### What is asked
Leaving out all pictures, reproduce the entries below exactly, from the first line through the line that contains "wavelength = list(range(400, 1201, 10))".

### Data section

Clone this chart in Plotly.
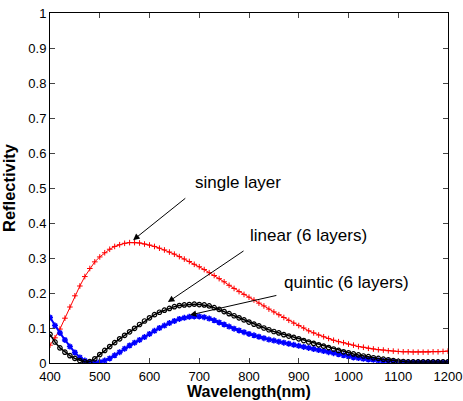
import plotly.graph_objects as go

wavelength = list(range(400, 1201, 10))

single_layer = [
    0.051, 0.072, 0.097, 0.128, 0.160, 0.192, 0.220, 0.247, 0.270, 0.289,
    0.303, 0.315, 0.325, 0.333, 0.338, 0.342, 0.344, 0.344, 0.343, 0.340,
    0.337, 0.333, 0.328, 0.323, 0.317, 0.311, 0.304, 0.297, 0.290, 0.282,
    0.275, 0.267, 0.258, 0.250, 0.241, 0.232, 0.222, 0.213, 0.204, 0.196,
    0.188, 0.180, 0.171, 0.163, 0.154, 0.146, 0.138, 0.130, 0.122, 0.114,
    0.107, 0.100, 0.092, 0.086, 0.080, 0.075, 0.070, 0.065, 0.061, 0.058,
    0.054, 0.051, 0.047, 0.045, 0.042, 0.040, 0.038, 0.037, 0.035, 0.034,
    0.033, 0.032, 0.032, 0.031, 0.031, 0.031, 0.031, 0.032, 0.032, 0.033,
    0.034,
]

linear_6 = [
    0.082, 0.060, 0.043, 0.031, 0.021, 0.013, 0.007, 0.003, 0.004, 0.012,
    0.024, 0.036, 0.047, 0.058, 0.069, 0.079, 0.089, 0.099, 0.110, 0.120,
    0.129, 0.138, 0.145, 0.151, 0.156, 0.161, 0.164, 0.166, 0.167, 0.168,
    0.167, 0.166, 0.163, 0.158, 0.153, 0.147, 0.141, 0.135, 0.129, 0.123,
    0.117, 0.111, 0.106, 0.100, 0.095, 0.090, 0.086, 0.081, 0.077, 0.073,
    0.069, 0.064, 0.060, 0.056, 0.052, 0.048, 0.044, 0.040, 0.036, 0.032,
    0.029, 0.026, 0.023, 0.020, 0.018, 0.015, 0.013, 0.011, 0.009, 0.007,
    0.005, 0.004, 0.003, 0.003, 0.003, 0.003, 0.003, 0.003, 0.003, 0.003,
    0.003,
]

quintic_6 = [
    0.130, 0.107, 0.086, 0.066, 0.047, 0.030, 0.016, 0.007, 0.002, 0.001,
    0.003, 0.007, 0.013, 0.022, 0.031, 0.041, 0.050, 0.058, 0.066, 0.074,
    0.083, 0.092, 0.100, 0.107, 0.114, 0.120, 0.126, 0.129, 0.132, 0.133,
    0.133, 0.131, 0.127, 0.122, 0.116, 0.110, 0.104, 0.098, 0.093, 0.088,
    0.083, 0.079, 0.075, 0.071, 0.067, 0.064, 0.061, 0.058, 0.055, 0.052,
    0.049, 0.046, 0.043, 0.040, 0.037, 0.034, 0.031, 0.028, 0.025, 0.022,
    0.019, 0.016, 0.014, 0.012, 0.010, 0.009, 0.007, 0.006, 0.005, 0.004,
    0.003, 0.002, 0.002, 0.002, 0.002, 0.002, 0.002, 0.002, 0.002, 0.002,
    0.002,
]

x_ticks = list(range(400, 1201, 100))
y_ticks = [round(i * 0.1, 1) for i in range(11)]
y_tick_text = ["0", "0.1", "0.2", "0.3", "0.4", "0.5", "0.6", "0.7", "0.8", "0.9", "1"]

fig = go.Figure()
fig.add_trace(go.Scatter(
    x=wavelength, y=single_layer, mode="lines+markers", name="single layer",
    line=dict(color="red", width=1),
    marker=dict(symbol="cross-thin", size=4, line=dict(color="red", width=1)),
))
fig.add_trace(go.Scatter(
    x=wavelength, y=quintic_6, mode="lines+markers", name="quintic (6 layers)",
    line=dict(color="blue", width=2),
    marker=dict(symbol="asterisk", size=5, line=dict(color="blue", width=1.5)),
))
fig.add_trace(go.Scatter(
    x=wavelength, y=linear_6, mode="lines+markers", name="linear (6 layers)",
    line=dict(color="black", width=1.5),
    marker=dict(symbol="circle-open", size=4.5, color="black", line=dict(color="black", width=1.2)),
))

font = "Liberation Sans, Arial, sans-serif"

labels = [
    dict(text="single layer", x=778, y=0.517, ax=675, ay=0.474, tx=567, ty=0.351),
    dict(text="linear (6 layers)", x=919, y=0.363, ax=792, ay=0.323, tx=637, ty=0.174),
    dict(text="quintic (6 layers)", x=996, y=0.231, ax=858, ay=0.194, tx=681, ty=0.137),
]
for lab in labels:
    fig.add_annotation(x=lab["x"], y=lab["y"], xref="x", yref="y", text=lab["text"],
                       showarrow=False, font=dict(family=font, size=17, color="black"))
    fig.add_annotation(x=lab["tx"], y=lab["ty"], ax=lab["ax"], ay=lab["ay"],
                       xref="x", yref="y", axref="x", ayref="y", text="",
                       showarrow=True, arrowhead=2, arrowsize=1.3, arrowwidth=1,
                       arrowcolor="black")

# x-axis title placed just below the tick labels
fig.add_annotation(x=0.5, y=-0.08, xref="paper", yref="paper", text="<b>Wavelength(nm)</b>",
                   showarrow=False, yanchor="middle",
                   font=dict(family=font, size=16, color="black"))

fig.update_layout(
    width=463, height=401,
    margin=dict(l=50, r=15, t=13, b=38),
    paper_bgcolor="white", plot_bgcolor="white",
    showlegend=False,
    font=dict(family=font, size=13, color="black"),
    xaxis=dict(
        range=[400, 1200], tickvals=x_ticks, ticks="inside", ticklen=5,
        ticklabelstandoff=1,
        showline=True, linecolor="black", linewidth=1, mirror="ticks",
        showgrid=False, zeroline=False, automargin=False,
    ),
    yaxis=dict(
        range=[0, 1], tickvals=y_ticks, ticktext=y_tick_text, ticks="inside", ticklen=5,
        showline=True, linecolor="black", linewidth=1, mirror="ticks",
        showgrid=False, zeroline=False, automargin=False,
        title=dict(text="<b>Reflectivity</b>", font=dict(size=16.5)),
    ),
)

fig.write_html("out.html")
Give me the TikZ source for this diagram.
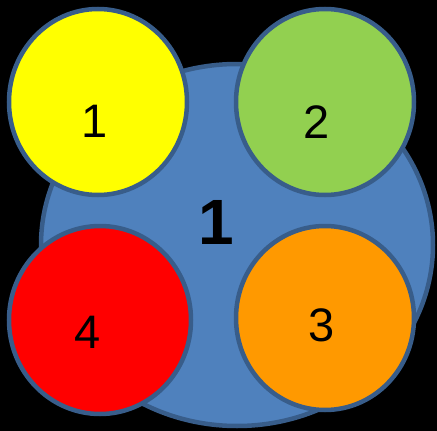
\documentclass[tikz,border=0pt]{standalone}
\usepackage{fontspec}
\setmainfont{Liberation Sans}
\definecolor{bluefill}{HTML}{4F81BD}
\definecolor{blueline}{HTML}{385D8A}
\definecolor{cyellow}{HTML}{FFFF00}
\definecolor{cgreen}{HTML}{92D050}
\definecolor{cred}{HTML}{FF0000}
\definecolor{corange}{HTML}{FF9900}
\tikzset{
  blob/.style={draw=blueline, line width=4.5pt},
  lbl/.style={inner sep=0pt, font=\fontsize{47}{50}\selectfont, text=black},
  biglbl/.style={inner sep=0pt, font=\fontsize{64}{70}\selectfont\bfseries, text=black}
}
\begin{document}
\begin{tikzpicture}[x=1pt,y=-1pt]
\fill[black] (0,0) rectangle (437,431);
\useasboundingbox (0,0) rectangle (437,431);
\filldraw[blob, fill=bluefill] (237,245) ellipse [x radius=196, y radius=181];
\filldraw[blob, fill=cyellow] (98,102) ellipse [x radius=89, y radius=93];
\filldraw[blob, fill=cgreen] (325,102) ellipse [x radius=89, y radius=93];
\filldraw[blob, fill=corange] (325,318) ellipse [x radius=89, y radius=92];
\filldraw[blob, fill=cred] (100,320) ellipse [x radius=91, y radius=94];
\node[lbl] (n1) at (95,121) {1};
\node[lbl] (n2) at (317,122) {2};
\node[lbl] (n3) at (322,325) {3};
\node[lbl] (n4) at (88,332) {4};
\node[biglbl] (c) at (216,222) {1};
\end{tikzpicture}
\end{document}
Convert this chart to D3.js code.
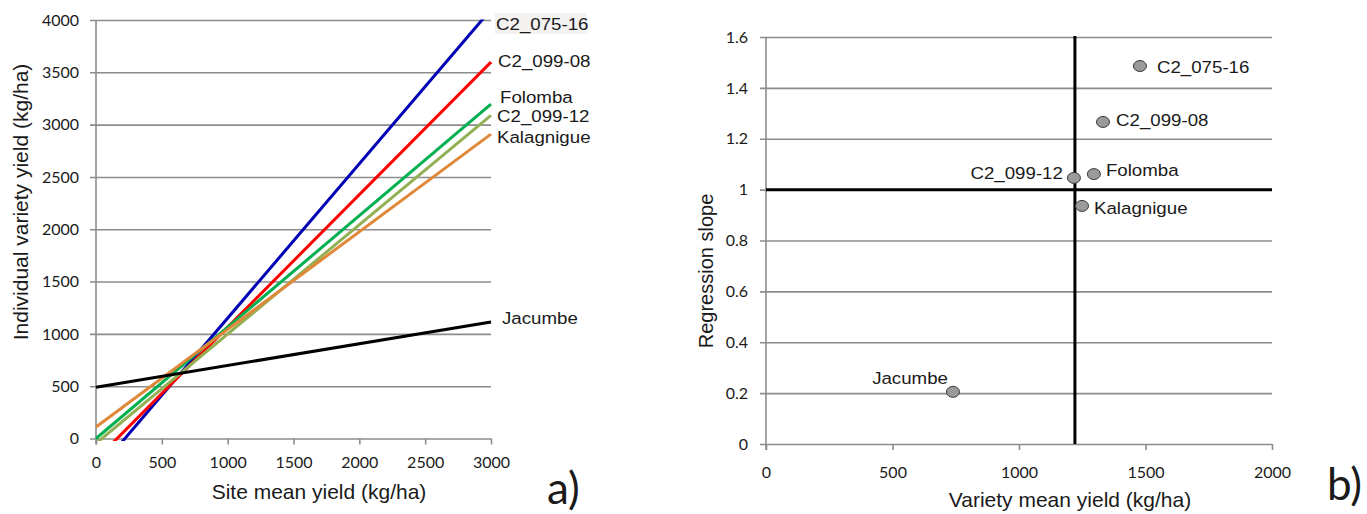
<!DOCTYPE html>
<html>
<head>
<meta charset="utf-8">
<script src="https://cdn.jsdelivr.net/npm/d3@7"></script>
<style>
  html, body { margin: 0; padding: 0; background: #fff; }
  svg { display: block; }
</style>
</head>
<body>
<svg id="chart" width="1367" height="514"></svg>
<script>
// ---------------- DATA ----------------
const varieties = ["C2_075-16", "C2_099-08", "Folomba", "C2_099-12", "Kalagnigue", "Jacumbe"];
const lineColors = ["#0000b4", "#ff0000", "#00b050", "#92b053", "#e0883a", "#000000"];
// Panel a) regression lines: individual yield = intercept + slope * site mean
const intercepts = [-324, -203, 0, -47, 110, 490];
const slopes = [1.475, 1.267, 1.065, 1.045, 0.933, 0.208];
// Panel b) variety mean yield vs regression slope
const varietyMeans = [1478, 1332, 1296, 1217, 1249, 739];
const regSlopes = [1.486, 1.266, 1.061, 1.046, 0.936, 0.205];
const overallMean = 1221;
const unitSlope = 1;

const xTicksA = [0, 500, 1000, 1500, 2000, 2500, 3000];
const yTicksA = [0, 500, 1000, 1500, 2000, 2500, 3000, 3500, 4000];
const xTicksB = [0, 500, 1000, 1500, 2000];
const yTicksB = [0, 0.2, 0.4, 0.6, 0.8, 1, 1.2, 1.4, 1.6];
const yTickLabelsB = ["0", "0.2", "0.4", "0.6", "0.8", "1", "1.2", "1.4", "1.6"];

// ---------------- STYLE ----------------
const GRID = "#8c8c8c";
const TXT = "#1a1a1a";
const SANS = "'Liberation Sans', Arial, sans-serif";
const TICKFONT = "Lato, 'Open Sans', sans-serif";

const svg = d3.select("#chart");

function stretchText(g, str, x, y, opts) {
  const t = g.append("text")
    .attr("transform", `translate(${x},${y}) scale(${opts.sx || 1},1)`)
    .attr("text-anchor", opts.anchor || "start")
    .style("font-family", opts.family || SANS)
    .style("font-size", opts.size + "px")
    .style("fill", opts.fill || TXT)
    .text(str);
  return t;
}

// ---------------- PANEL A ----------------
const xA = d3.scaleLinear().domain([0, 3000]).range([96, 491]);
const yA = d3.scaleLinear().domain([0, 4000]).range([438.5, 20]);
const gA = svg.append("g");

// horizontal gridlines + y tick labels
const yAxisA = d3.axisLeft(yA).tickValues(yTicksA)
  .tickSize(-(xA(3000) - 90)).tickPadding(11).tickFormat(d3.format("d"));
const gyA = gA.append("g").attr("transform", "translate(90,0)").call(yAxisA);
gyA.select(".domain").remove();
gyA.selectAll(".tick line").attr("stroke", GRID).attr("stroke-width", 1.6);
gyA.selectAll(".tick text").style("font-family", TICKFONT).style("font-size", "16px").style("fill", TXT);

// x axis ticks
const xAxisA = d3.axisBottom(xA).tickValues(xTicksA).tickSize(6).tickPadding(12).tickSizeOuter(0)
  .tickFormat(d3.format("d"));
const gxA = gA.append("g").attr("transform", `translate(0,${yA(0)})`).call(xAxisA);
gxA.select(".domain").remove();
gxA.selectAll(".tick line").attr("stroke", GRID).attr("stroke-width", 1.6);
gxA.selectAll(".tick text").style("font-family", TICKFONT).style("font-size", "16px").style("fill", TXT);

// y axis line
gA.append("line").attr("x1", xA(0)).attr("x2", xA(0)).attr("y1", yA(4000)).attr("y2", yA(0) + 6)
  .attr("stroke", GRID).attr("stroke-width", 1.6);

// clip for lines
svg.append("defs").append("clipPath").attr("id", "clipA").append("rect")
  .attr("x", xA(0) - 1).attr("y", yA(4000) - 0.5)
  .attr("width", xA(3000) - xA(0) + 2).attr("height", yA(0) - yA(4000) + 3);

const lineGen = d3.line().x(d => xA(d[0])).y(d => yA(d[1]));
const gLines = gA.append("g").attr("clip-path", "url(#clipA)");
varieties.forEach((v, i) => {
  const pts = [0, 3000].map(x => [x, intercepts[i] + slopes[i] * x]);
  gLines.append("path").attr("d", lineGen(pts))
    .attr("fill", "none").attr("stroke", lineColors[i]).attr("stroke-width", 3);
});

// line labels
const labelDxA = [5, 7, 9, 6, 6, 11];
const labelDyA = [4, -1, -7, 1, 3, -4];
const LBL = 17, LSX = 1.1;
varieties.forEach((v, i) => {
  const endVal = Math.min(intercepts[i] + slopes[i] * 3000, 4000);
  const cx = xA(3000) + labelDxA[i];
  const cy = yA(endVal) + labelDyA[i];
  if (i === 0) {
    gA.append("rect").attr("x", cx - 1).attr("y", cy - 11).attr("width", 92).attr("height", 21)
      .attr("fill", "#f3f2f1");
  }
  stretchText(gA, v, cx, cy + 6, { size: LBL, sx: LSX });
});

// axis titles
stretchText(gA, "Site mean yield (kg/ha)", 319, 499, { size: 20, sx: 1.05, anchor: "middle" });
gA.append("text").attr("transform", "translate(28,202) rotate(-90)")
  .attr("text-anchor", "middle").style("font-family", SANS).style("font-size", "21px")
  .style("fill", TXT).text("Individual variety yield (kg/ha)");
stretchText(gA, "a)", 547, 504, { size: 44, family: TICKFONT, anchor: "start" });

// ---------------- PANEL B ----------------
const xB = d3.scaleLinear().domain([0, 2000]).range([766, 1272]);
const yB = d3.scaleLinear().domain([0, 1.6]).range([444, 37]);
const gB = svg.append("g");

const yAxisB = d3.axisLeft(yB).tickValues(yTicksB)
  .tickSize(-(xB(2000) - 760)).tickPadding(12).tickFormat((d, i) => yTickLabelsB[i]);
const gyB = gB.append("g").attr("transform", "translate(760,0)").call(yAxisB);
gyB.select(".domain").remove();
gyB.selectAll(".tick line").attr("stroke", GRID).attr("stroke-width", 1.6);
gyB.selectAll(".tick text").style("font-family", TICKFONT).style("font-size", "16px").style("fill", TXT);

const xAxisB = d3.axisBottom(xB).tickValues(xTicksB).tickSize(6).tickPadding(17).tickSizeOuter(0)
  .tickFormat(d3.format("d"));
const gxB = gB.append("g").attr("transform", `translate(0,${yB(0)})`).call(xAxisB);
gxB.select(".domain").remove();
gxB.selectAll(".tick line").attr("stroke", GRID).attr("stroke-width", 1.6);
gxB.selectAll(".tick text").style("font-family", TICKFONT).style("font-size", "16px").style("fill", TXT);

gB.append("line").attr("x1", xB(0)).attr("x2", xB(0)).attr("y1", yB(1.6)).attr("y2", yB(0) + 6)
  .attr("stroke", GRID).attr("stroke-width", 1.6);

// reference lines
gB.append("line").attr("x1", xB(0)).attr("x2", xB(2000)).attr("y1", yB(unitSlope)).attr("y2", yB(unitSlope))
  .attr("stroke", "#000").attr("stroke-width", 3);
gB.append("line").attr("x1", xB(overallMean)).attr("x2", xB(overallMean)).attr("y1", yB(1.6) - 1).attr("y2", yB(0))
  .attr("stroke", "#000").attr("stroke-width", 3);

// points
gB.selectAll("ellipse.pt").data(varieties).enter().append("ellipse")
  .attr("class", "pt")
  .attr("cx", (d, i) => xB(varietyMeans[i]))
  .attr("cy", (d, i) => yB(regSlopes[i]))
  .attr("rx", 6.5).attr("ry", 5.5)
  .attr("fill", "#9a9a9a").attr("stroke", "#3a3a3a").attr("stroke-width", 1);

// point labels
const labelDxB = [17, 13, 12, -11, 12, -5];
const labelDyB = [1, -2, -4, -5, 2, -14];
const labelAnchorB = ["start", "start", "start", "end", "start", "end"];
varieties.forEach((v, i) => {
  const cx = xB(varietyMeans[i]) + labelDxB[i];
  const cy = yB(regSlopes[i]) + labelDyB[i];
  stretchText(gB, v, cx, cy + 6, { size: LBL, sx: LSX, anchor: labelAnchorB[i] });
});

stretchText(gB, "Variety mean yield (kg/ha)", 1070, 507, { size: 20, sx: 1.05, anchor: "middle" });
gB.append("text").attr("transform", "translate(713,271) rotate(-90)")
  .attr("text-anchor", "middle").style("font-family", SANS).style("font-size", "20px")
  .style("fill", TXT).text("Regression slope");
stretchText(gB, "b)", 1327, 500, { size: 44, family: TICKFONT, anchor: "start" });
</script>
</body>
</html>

### Exercise solution
Clone this chart in Plotly.
import plotly.graph_objects as go

wavelength = list(range(400, 1201, 10))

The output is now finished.